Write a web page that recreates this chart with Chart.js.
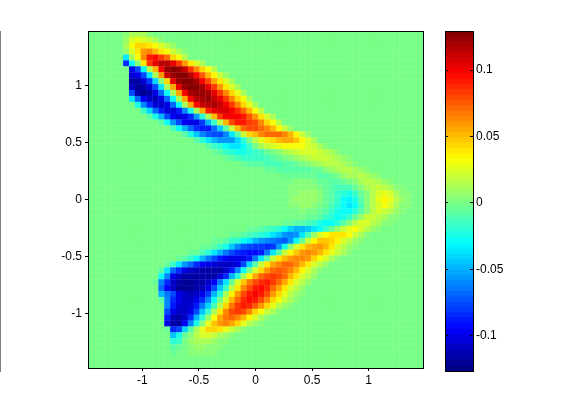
<!DOCTYPE html>
<html>
<head>
<meta charset="utf-8">
<title>heatmap</title>
<script src="https://cdn.jsdelivr.net/npm/chart.js@4/dist/chart.umd.min.js"></script>
<style>
html, body { margin: 0; background: #fff; }
canvas { position: absolute; left: 0; top: 0; }
</style>
</head>
<body>
<canvas id="mapChart" width="561" height="414"></canvas>
<canvas id="barChart" width="561" height="414"></canvas>
<script>
// tick labels
const axisTicks = [-1, -0.5, 0, 0.5, 1];
const colorTicks = [-0.1, -0.05, 0, 0.05, 0.1];

// value range of the colour bar
const colorMin = -0.1265;
const colorMax = 0.1295;

// grid
const gridSize = 57;
const axisEdge = 1.48;

// first filled column of each row, top row first
const rowStart = [6, 6, 6, 6, 6, 6, 7, 7, 7, 7, 7, 7, 8, 9, 10, 12, 14, 16, 18, 20, 21, 23, 26, 30, 33, 35, 34, 34, 34, 34, 35, 37, 32, 27, 24, 21, 19, 17, 15, 13, 12, 12, 11, 12, 12, 12, 13, 13, 13, 13, 13, 14, 14, 14, 14];

// cell values, in thousandths, everything else is 0
const rowValues = [
  [3, 10, 12, 10, 5],
  [8, 22, 28, 25, 20, 10, 4],
  [12, 30, 42, 45, 40, 32, 25, 15, 6],
  [8, 25, 40, 60, 65, 50, 40, 30, 20, 10, 3],
  [-35, 10, 30, 65, 90, 95, 85, 70, 45, 30, 15],
  [-85, -30, 5, 40, 85, 105, 115, 115, 105, 85, 60, 40, 25, 10],
  [-100, -75, -30, 15, 50, 100, 125, 128, 125, 110, 85, 65, 45, 30, 15],
  [-105, -100, -75, -35, 10, 60, 110, 125, 130, 128, 115, 95, 75, 50, 35, 20, 8],
  [-118, -118, -105, -80, -40, 5, 45, 105, 125, 130, 128, 118, 100, 80, 55, 40, 25, 10],
  [-110, -122, -118, -105, -75, -35, 10, 55, 105, 125, 130, 128, 118, 105, 85, 60, 40, 25, 10],
  [-75, -115, -120, -115, -100, -70, -30, 10, 55, 100, 120, 125, 125, 118, 105, 85, 65, 45, 28, 12],
  [-35, -70, -95, -110, -112, -100, -70, -30, 10, 55, 100, 115, 120, 122, 112, 105, 85, 65, 45, 30, 12],
  [-25, -60, -85, -105, -110, -100, -70, -30, 10, 55, 95, 110, 115, 118, 110, 100, 85, 65, 45, 28, 12],
  [-15, -40, -70, -90, -105, -105, -90, -60, -25, 10, 55, 90, 105, 108, 108, 100, 88, 70, 50, 32, 15],
  [-8, -25, -50, -75, -95, -105, -100, -85, -55, -20, 12, 50, 85, 98, 100, 100, 90, 75, 58, 40, 25, 10],
  [-10, -30, -55, -75, -95, -100, -100, -80, -50, -15, 15, 50, 78, 90, 92, 85, 78, 62, 45, 30, 15],
  [-12, -28, -50, -70, -85, -90, -88, -70, -45, -10, 20, 50, 70, 78, 78, 72, 65, 50, 35, 20, 8],
  [-10, -25, -45, -60, -72, -78, -75, -60, -35, -8, 20, 42, 50, 62, 70, 72, 70, 62, 50, 35, 20, 8],
  [-10, -20, -35, -48, -55, -58, -55, -42, -20, 0, 15, 28, 38, 45, 52, 55, 55, 48, 35, 25, 12],
  [-8, -15, -22, -30, -36, -38, -30, -15, 0, 10, 18, 22, 26, 30, 32, 32, 30, 25, 18, 10, 4],
  [-5, -10, -16, -22, -26, -25, -22, -18, -12, -6, 0, 5, 10, 14, 18, 22, 22, 22, 20, 16, 10, 5],
  [-5, -8, -12, -15, -16, -17, -16, -14, -10, -6, -2, 2, 6, 10, 14, 18, 19, 18, 15, 10, 6, 2],
  [-5, -7, -9, -10, -11, -12, -12, -10, -8, -6, -2, 2, 6, 10, 14, 16, 15, 12, 8, 4],
  [-4, -5, -7, -8, -9, -9, -9, -8, -6, -3, 2, 8, 12, 15, 15, 12, 8, 4],
  [-3, -4, -5, -6, -6, -6, -7, -7, -4, 0, 6, 10, 13, 15, 12, 8, 4],
  [2, 3, 2, 0, -3, -6, -8, -8, -6, -2, 4, 10, 14, 14, 12, 8, 4],
  [2, 4, 5, 5, 4, 1, -4, -9, -12, -13, -12, -6, 2, 10, 16, 18, 16, 10, 5, 2],
  [3, 5, 7, 8, 7, 3, -3, -9, -15, -22, -24, -18, -6, 5, 15, 24, 26, 22, 12, 5, 2],
  [3, 6, 8, 8, 6, 2, -3, -10, -18, -28, -32, -26, -10, 3, 14, 26, 35, 28, 14, 6, 2],
  [2, 4, 6, 6, 4, 0, -5, -12, -20, -30, -36, -28, -12, 3, 14, 24, 30, 24, 12, 5, 2],
  [1, 2, 1, -1, -5, -10, -16, -24, -30, -30, -22, -8, 5, 16, 22, 20, 14, 8, 3],
  [-3, -6, -10, -15, -22, -28, -26, -18, -4, 8, 18, 20, 16, 10, 5, 2],
  [-2, -3, -5, -7, -10, -13, -18, -24, -28, -28, -22, -10, 4, 16, 22, 22, 16, 10, 5, 2],
  [-3, -5, -8, -12, -15, -20, -28, -40, -48, -50, -46, -38, -30, -18, -4, 8, 18, 28, 30, 24, 15, 8, 3],
  [-3, -5, -8, -12, -18, -22, -25, -35, -45, -55, -62, -55, -35, -12, 8, 22, 32, 38, 40, 38, 30, 18, 10, 4],
  [-3, -6, -10, -15, -20, -28, -38, -48, -55, -60, -65, -70, -72, -58, -30, -5, 20, 35, 48, 48, 42, 35, 25, 15, 8, 3],
  [-3, -6, -10, -15, -25, -45, -60, -72, -78, -80, -82, -85, -80, -55, -25, 5, 25, 40, 50, 56, 58, 50, 38, 25, 15, 8, 3],
  [-3, -6, -12, -20, -35, -50, -65, -78, -85, -90, -92, -92, -88, -65, -35, -8, 18, 35, 48, 58, 62, 60, 52, 40, 28, 18, 10, 4],
  [-4, -10, -18, -30, -50, -65, -78, -88, -95, -100, -102, -100, -90, -65, -38, -10, 18, 38, 52, 60, 64, 64, 58, 45, 32, 22, 12, 5],
  [-5, -18, -35, -55, -70, -85, -95, -102, -105, -108, -108, -108, -100, -75, -40, -10, 18, 40, 55, 65, 70, 70, 65, 52, 38, 25, 15, 7],
  [-10, -35, -70, -85, -100, -110, -112, -115, -116, -116, -115, -110, -90, -60, -30, 0, 25, 45, 60, 72, 75, 72, 65, 50, 35, 22, 12, 5],
  [-30, -60, -100, -110, -116, -118, -118, -118, -118, -115, -105, -85, -50, -20, 10, 35, 55, 70, 80, 84, 80, 70, 52, 38, 25, 14, 6],
  [-5, -60, -85, -108, -118, -120, -120, -118, -116, -110, -95, -65, -35, -5, 25, 48, 68, 80, 88, 90, 85, 72, 55, 40, 25, 14, 6],
  [-70, -95, -110, -120, -122, -120, -118, -112, -100, -75, -45, -15, 15, 40, 62, 80, 90, 95, 88, 72, 55, 38, 25, 14, 6],
  [-50, -65, -75, -100, -110, -112, -110, -100, -80, -50, -20, 10, 35, 58, 78, 92, 98, 92, 78, 60, 42, 28, 16, 8, 3],
  [-10, -60, -85, -100, -108, -108, -100, -85, -60, -30, 0, 25, 50, 72, 88, 96, 92, 80, 62, 45, 30, 18, 10, 4],
  [-60, -90, -105, -108, -105, -90, -65, -40, -12, 15, 42, 68, 85, 92, 88, 75, 58, 42, 28, 16, 8, 3],
  [-75, -100, -110, -110, -100, -75, -45, -18, 10, 38, 62, 80, 85, 78, 62, 45, 30, 20, 10, 4],
  [-90, -112, -116, -108, -85, -50, -20, 8, 32, 55, 68, 72, 65, 50, 35, 22, 12, 5],
  [-100, -118, -115, -95, -60, -25, 5, 28, 48, 60, 62, 55, 42, 28, 16, 8, 3],
  [-3, -85, -75, -40, -8, 10, 28, 42, 42, 38, 28, 18, 10, 4],
  [-45, -25, -5, 5, 15, 25, 22, 18, 12, 7, 3],
  [-22, -15, -2, 6, 12, 12, 10, 7, 4, 2],
  [-8, -6, 1, 4, 6, 6, 5, 4, 2],
  [-3, -2, 1, 2, 3, 3, 3, 2]
];

// jet colormap, 64 steps like the colour bar
function jetColor(t) {
  const level = (Math.min(63, Math.floor(t * 64)) + 0.5) / 64;
  const ramp = c => Math.round(255 * Math.max(0, Math.min(1, 1.5 - Math.abs(4 * level - c))));
  return `rgb(${ramp(3)},${ramp(2)},${ramp(1)})`;
}
const valueColor = v => jetColor((v - colorMin) / (colorMax - colorMin));

// every cell of the grid as a scatter point
const cellPoints = [];
for (let row = 0; row < gridSize; row++) {
  for (let col = 0; col < gridSize; col++) {
    const start = rowStart[row];
    const cells = rowValues[row] || [];
    const raw = (start !== undefined && col >= start) ? (cells[col - start] || 0) : 0;
    const step = 2 * axisEdge / gridSize;
    cellPoints.push({
      x: -axisEdge + (col + 0.5) * step,
      y: axisEdge - (row + 0.5) * step,
      v: raw / 1000
    });
  }
}

const tickFont = { family: '"Liberation Sans", Arial, sans-serif', size: 12 };

// box around the plot
const boxBorder = {
  id: 'boxBorder',
  afterDraw(chart) {
    const a = chart.chartArea;
    const ctx = chart.ctx;
    ctx.save();
    ctx.strokeStyle = '#000';
    ctx.lineWidth = 1;
    ctx.strokeRect(Math.round(a.left) + 0.5, Math.round(a.top) + 0.5, Math.round(a.width), Math.round(a.height));
    ctx.restore();
  }
};

// 1. heat map
new Chart(document.getElementById('mapChart'), {
  type: 'scatter',
  data: {
    datasets: [{
      data: cellPoints,
      pointStyle: 'rect',
      pointRadius: 4.4,
      pointBorderWidth: 0,
      pointBackgroundColor: c => valueColor(c.raw.v),
      clip: 0
    }]
  },
  options: {
    responsive: false,
    animation: false,
    events: [],
    layout: { padding: { top: 31, right: 138 } },
    plugins: { legend: { display: false }, tooltip: { enabled: false } },
    scales: {
      x: {
        type: 'linear',
        min: -axisEdge,
        max: axisEdge,
        afterBuildTicks: s => { s.ticks = axisTicks.map(v => ({ value: v })); },
        afterFit: s => { s.height = 46; },
        grid: { drawOnChartArea: false, tickLength: 3, color: '#000' },
        border: { color: '#000' },
        ticks: { color: '#000', font: tickFont, padding: 2, maxRotation: 0, callback: v => String(v) }
      },
      y: {
        type: 'linear',
        min: -axisEdge,
        max: axisEdge,
        afterBuildTicks: s => { s.ticks = axisTicks.map(v => ({ value: v })); },
        afterFit: s => { s.width = 88; },
        grid: { drawOnChartArea: false, tickLength: 3, color: '#000' },
        border: { color: '#000' },
        ticks: { color: '#000', font: tickFont, padding: 3, callback: v => String(v) }
      }
    }
  },
  plugins: [boxBorder]
});

// 2. colour bar
const barLevels = [];
for (let i = 0; i < 64; i++) {
  barLevels.push({
    data: [[colorMin + (colorMax - colorMin) * i / 64, colorMin + (colorMax - colorMin) * (i + 1) / 64]],
    backgroundColor: jetColor((i + 0.5) / 64),
    borderWidth: 0,
    barPercentage: 1,
    categoryPercentage: 1,
    grouped: false
  });
}
new Chart(document.getElementById('barChart'), {
  type: 'bar',
  data: { labels: ['bar'], datasets: barLevels },
  options: {
    responsive: false,
    animation: false,
    events: [],
    layout: { padding: { left: 445, top: 31, bottom: 43 } },
    plugins: { legend: { display: false }, tooltip: { enabled: false } },
    scales: {
      x: { display: false },
      y: {
        position: 'right',
        min: colorMin,
        max: colorMax,
        afterBuildTicks: s => { s.ticks = colorTicks.map(v => ({ value: v })); },
        afterFit: s => { s.width = 88; },
        grid: { z: 1, color: '#000', drawTicks: false, borderDash: [3, 22, 3] },
        border: { color: '#000', dash: [3, 22, 3] },
        ticks: { color: '#000', font: tickFont, padding: 3, callback: v => String(v) }
      }
    }
  },
  plugins: [boxBorder]
});
</script>
</body>
</html>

Given request: Repeat the listing above from its first line through the line that contains "14, 14, 14];", both included, and nothing more. Drop the pictures.

Exercise output:
Write a web page that recreates this chart with Chart.js.
<!DOCTYPE html>
<html>
<head>
<meta charset="utf-8">
<title>heatmap</title>
<script src="https://cdn.jsdelivr.net/npm/chart.js@4/dist/chart.umd.min.js"></script>
<style>
html, body { margin: 0; background: #fff; }
canvas { position: absolute; left: 0; top: 0; }
</style>
</head>
<body>
<canvas id="mapChart" width="561" height="414"></canvas>
<canvas id="barChart" width="561" height="414"></canvas>
<script>
// tick labels
const axisTicks = [-1, -0.5, 0, 0.5, 1];
const colorTicks = [-0.1, -0.05, 0, 0.05, 0.1];

// value range of the colour bar
const colorMin = -0.1265;
const colorMax = 0.1295;

// grid
const gridSize = 57;
const axisEdge = 1.48;

// first filled column of each row, top row first
const rowStart = [6, 6, 6, 6, 6, 6, 7, 7, 7, 7, 7, 7, 8, 9, 10, 12, 14, 16, 18, 20, 21, 23, 26, 30, 33, 35, 34, 34, 34, 34, 35, 37, 32, 27, 24, 21, 19, 17, 15, 13, 12, 12, 11, 12, 12, 12, 13, 13, 13, 13, 13, 14, 14, 14, 14];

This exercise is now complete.